In this unpublished opinion of the Fourth Circuit Court of Appeals, a police officer was entitled to qualified immunity after he conducted a warrantless search and seizure based on the mistaken belief that a “ninja keychain” was an illegal weapon in Virginia.
JOHN ASFOUR, Plaintiff-Appellant, v. C. M. COSSLETT, Defendant-Appellee.
UNITED STATES COURT OF APPEALS FOR THE FOURTH CIRCUIT
1997 U.S. App. LEXIS 26879
Decided – September 29, 1997
The Court explains:
Asfour was driving a van on Interstate 95 when Trooper Cosslett stopped him for speeding. In plain view on the console of Asfour’s van was a “ninja keychain,” a metal shaft with two blunt-end spikes protruding from the shaft. In his affidavit, Asfour admits that a ninja keychain may be used as a weapon by gripping the device in a fist so that the two spikes protrude on either side of the middle finger, extending about one inch beyond the fingers.
When he saw the keychain, Trooper Cosslett informed Asfour that it was an illegal weapon in Virginia. He then conducted a search of the van, seizing the keychain and two firearms concealed in the van. Criminal charges against Asfour ultimately were dismissed.
The dispute in this case centers on whether a reasonable officer in Trooper Cosslett’s position would have believed the ninja keychain to be contraband. The relevant in the case.statute makes it illegal to possess various items, including “brass or metal knucks . . . or like weapons.” Va. Code Ann. § 18.2-311 (Michie 1996). Asfour asserts that the keychain is so obviously different from brass knucks that it does not fall under the statute and that a reasonable officer would have recognized this. He cites no authority in support of his argument.
We disagree with his position. The ninja keychains are just the sort of “like weapons” contemplated by § 18.2-311. Asfour himself admits in his affidavit that such keychains are weapons, and he describes how they are used. Like brass knucks, they are held in the fist and meant to inflict more harm than an ordinary fist could cause. This certainly qualifies them as “like weapons” under the statute.

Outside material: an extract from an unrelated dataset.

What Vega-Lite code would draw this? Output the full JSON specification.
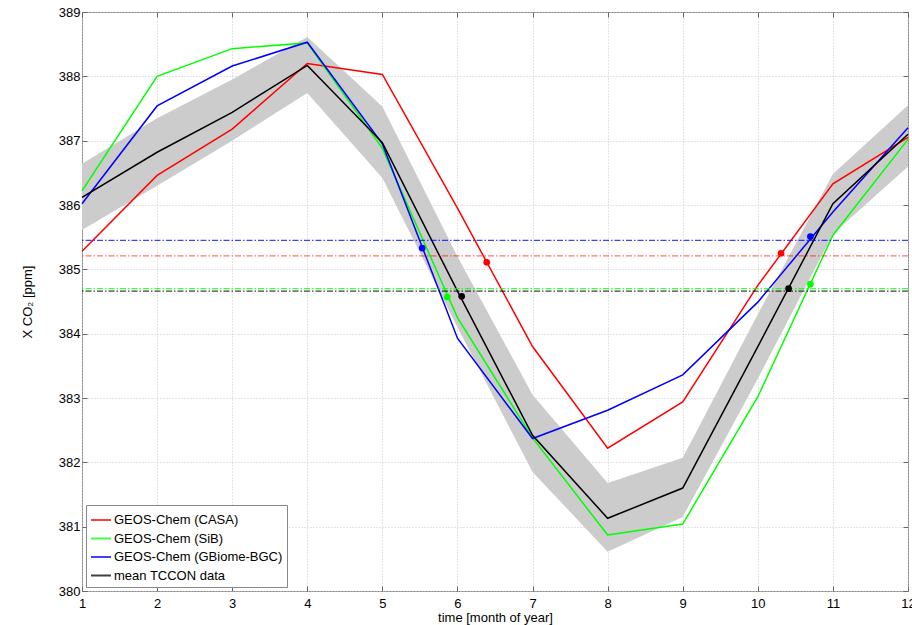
{
  "$schema": "https://vega.github.io/schema/vega-lite/v6.json",
  "width": 826,
  "height": 579,
  "autosize": {"type": "none"},
  "padding": {"left": 82, "top": 12, "right": 4, "bottom": 34},
  "background": "white",
  "config": {
    "font": "Liberation Sans",
    "view": {"stroke": "#888888", "strokeWidth": 1},
    "axis": {
      "grid": true,
      "gridColor": "#c8c8c8",
      "gridDash": [1, 2],
      "gridWidth": 1,
      "domain": false,
      "tickColor": "#666666",
      "tickSize": -5,
      "labelFontSize": 13,
      "labelColor": "#000000",
      "labelFlush": false,
      "titleFontSize": 13,
      "titleFontWeight": "normal",
      "titleColor": "#000000"
    },
    "legend": {
      "orient": "bottom-left",
      "offset": 4,
      "strokeColor": "#888888",
      "fillColor": "white",
      "padding": 4,
      "labelFontSize": 13,
      "labelColor": "#000000",
      "labelOffset": 2,
      "symbolType": "stroke",
      "symbolSize": 400,
      "symbolStrokeWidth": 2,
      "rowPadding": 0.5,
      "labelLimit": 300
    }
  },
  "datasets": {
    "band": [
      {"month": 1, "lo": 385.61, "hi": 386.64},
      {"month": 2, "lo": 386.30, "hi": 387.35},
      {"month": 3, "lo": 387.00, "hi": 387.95},
      {"month": 4, "lo": 387.74, "hi": 388.61},
      {"month": 5, "lo": 386.42, "hi": 387.53},
      {"month": 6, "lo": 384.10, "hi": 385.20},
      {"month": 7, "lo": 381.85, "hi": 383.05},
      {"month": 8, "lo": 380.61, "hi": 381.68},
      {"month": 9, "lo": 381.15, "hi": 382.07},
      {"month": 10, "lo": 383.30, "hi": 384.30},
      {"month": 11, "lo": 385.55, "hi": 386.48},
      {"month": 12, "lo": 386.60, "hi": 387.55}
    ],
    "levels": [
      {"series": "GEOS-Chem (GBiome-BGC)", "value": 385.45},
      {"series": "GEOS-Chem (CASA)", "value": 385.21},
      {"series": "GEOS-Chem (SiB)", "value": 384.70},
      {"series": "mean TCCON data", "value": 384.66}
    ],
    "lines": [
      {"series": "GEOS-Chem (CASA)", "month": 1, "value": 385.28},
      {"series": "GEOS-Chem (CASA)", "month": 2, "value": 386.46},
      {"series": "GEOS-Chem (CASA)", "month": 3, "value": 387.18},
      {"series": "GEOS-Chem (CASA)", "month": 4, "value": 388.20},
      {"series": "GEOS-Chem (CASA)", "month": 5, "value": 388.03},
      {"series": "GEOS-Chem (CASA)", "month": 6, "value": 385.95},
      {"series": "GEOS-Chem (CASA)", "month": 7, "value": 383.80},
      {"series": "GEOS-Chem (CASA)", "month": 8, "value": 382.22},
      {"series": "GEOS-Chem (CASA)", "month": 9, "value": 382.94},
      {"series": "GEOS-Chem (CASA)", "month": 10, "value": 384.75},
      {"series": "GEOS-Chem (CASA)", "month": 11, "value": 386.33},
      {"series": "GEOS-Chem (CASA)", "month": 12, "value": 387.05},
      {"series": "GEOS-Chem (SiB)", "month": 1, "value": 386.22},
      {"series": "GEOS-Chem (SiB)", "month": 2, "value": 388.00},
      {"series": "GEOS-Chem (SiB)", "month": 3, "value": 388.43},
      {"series": "GEOS-Chem (SiB)", "month": 4, "value": 388.52},
      {"series": "GEOS-Chem (SiB)", "month": 5, "value": 386.88},
      {"series": "GEOS-Chem (SiB)", "month": 6, "value": 384.25},
      {"series": "GEOS-Chem (SiB)", "month": 7, "value": 382.38},
      {"series": "GEOS-Chem (SiB)", "month": 8, "value": 380.87},
      {"series": "GEOS-Chem (SiB)", "month": 9, "value": 381.04},
      {"series": "GEOS-Chem (SiB)", "month": 10, "value": 383.02},
      {"series": "GEOS-Chem (SiB)", "month": 11, "value": 385.53},
      {"series": "GEOS-Chem (SiB)", "month": 12, "value": 387.02},
      {"series": "GEOS-Chem (GBiome-BGC)", "month": 1, "value": 386.02},
      {"series": "GEOS-Chem (GBiome-BGC)", "month": 2, "value": 387.54},
      {"series": "GEOS-Chem (GBiome-BGC)", "month": 3, "value": 388.16},
      {"series": "GEOS-Chem (GBiome-BGC)", "month": 4, "value": 388.53},
      {"series": "GEOS-Chem (GBiome-BGC)", "month": 5, "value": 386.95},
      {"series": "GEOS-Chem (GBiome-BGC)", "month": 6, "value": 383.93},
      {"series": "GEOS-Chem (GBiome-BGC)", "month": 7, "value": 382.37},
      {"series": "GEOS-Chem (GBiome-BGC)", "month": 8, "value": 382.81},
      {"series": "GEOS-Chem (GBiome-BGC)", "month": 9, "value": 383.36},
      {"series": "GEOS-Chem (GBiome-BGC)", "month": 10, "value": 384.49},
      {"series": "GEOS-Chem (GBiome-BGC)", "month": 11, "value": 385.89},
      {"series": "GEOS-Chem (GBiome-BGC)", "month": 12, "value": 387.20},
      {"series": "mean TCCON data", "month": 1, "value": 386.12},
      {"series": "mean TCCON data", "month": 2, "value": 386.82},
      {"series": "mean TCCON data", "month": 3, "value": 387.44},
      {"series": "mean TCCON data", "month": 4, "value": 388.17},
      {"series": "mean TCCON data", "month": 5, "value": 386.97},
      {"series": "mean TCCON data", "month": 6, "value": 384.66},
      {"series": "mean TCCON data", "month": 7, "value": 382.42},
      {"series": "mean TCCON data", "month": 8, "value": 381.13},
      {"series": "mean TCCON data", "month": 9, "value": 381.60},
      {"series": "mean TCCON data", "month": 10, "value": 383.80},
      {"series": "mean TCCON data", "month": 11, "value": 386.02},
      {"series": "mean TCCON data", "month": 12, "value": 387.10}
    ],
    "dots": [
      {"series": "GEOS-Chem (GBiome-BGC)", "month": 5.53, "value": 385.33},
      {"series": "GEOS-Chem (SiB)", "month": 5.865, "value": 384.57},
      {"series": "mean TCCON data", "month": 6.056, "value": 384.58},
      {"series": "GEOS-Chem (CASA)", "month": 6.39, "value": 385.11},
      {"series": "GEOS-Chem (CASA)", "month": 10.31, "value": 385.25},
      {"series": "GEOS-Chem (GBiome-BGC)", "month": 10.70, "value": 385.51},
      {"series": "mean TCCON data", "month": 10.41, "value": 384.70},
      {"series": "GEOS-Chem (SiB)", "month": 10.70, "value": 384.77}
    ]
  },
  "resolve": {"axis": {"x": "independent", "y": "independent"}},
  "layer": [
    {
      "data": {"name": "band"},
      "mark": {"type": "area", "color": "#cccccc", "opacity": 1},
      "encoding": {
        "x": {
          "field": "month", "type": "quantitative",
          "scale": {"domain": [1, 12], "nice": false, "zero": false},
          "axis": {"orient": "bottom", "values": [1,2,3,4,5,6,7,8,9,10,11,12], "format": "d", "title": "time [month of year]", "labelPadding": 11, "titlePadding": 1}
        },
        "y": {
          "field": "lo", "type": "quantitative",
          "scale": {"domain": [380, 389], "nice": false, "zero": false},
          "axis": {"orient": "left", "values": [380,381,382,383,384,385,386,387,388,389], "format": "d", "title": "X CO₂ [ppm]", "labelPadding": 7, "titlePadding": 24}
        },
        "y2": {"field": "hi"}
      }
    },
    {
      "data": {"name": "lines"},
      "mark": {"type": "line", "strokeWidth": 1.5},
      "encoding": {
        "x": {
          "field": "month", "type": "quantitative",
          "axis": {"orient": "top", "values": [1,2,3,4,5,6,7,8,9,10,11,12], "labels": false, "grid": false, "title": null}
        },
        "y": {
          "field": "value", "type": "quantitative",
          "axis": {"orient": "right", "values": [380,381,382,383,384,385,386,387,388,389], "labels": false, "grid": false, "title": null}
        },
        "color": {
          "field": "series", "type": "nominal",
          "scale": {
            "domain": ["GEOS-Chem (CASA)", "GEOS-Chem (SiB)", "GEOS-Chem (GBiome-BGC)", "mean TCCON data"],
            "range": ["#ff0000", "#00ff00", "#0000ff", "#000000"]
          },
          "legend": {"title": null, "symbolType": "stroke", "orient": "bottom-left"}
        },
        "order": {"field": "month"}
      }
    },
    {
      "data": {"name": "levels"},
      "mark": {"type": "rule", "strokeWidth": 1.2, "strokeDash": [6, 2, 1.5, 2]},
      "encoding": {
        "y": {"field": "value", "type": "quantitative", "axis": null},
        "color": {"field": "series", "type": "nominal"},
        "opacity": {"condition": {"test": "datum.series === 'GEOS-Chem (CASA)'", "value": 0.55}, "value": 0.75}
      }
    },
    {
      "data": {"name": "dots"},
      "mark": {"type": "circle", "size": 45, "opacity": 1},
      "encoding": {
        "x": {"field": "month", "type": "quantitative", "axis": null},
        "y": {"field": "value", "type": "quantitative", "axis": null},
        "color": {"field": "series", "type": "nominal"}
      }
    }
  ]
}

A reasonable officer in Trooper Cosslett’s position would have believed the ninja keychain to be contraband under Virginia law. Trooper Cosslett therefore was entitled to qualified immunity in connection with the search of the van and the seizure of the keychain and guns. Accordingly, we affirm the district court’s order. We dispense with oral argument because the facts and legal contentions are adequately presented in the material before the court and argument would not aid the decisional process.